= Pedro de Rábago y Terán =

Spanish administrator and military officer

Don Pedro de Rábago y Terán (died 1756) was a Spanish administrator and military officer in New Spain. He was governor of Coahuila from August 1744 to June 1754. In 1754, Don Pedro de Rábago y Terán was sent by the viceroy of New Spain to find a site for an Apache Mission, named a pass between the hills in Menard County overlooking the San Saba River as Puerto de Baluartes (Port of Bulwarks). The Santa Cruz de San Sabá Mission was established three years later on the San Saba River near Menard, Texas. As an explorer in the late 1740s he went on three expeditions to the confluence of the Rio Grande and the Rio Conchos, known as La Junta de los Rios, in order to establish a presidio or military camp to serve six missions in the area of La Junta, which were being attacked by the Apache. He recommended a site that became the Presidio de la Junta de los Ríos Norte y Conchos near what is now Presidio, Texas.

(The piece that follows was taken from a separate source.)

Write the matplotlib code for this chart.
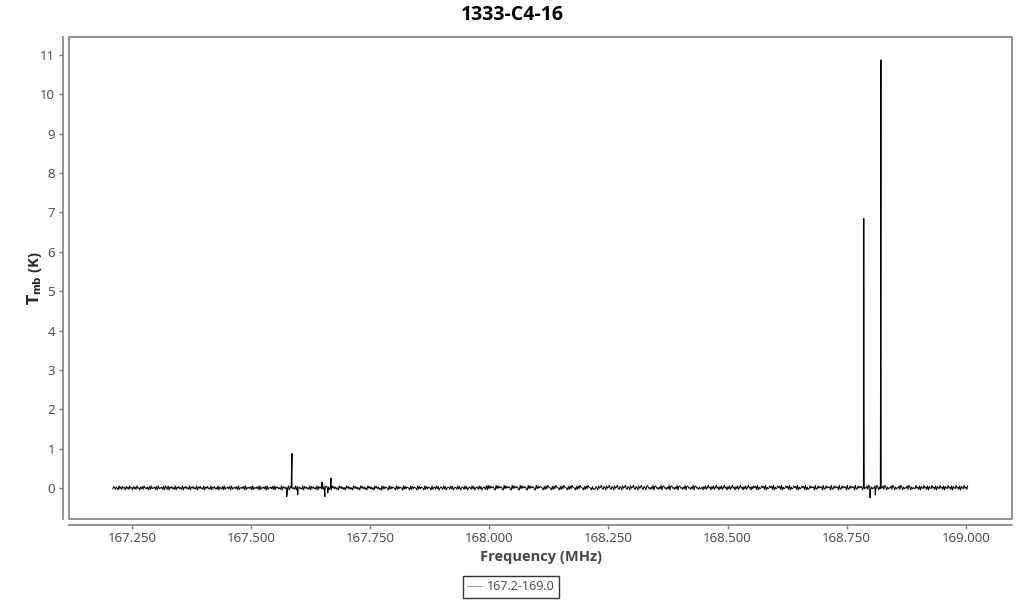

As his term as governor of Coahuila expired he was appointed captain of the Presidio del Santísimo Sacramento del Valle de Santa Rosa, where he dealt with problems at the San Xavier missions near present-day Rockdale, Texas that had been exacerbated by his nephew Felipe de Rábago y Terán. Rábago y Terán explored the area around the Llano and San Saba rivers. Relocating the San Xavier missions to the San Marcos River, he became ill in an epidemic at the missions and died in early 1756. Pedro de Rábago y Terán, commander of the San Xavier Presidio, was sent to explore the San Saba River country in 1754 to look for suitable locations for a presidio-mission complex. After his return to San Xavier he urged removal of the San Xavier complex to the San Saba River. The mission was moved temporarily to the San Marcos River near San Antonio and Rábago died soon afterward. Diego Ortiz Parrilla, named to succeed Rábago y Terán, received instructions on September 1, 1756, to transfer the San Xavier garrison to the San Saba River and to recruit an additional fifty men in San Antonio and the Mexican provinces. The San Sabá presidio thus became the largest in Texas. While a jurisdictional question was being debated over whether the mission lay within the boundaries of Texas or Coahuila, the new post remained under the viceroy. The matter was finally settled in favor of Texas.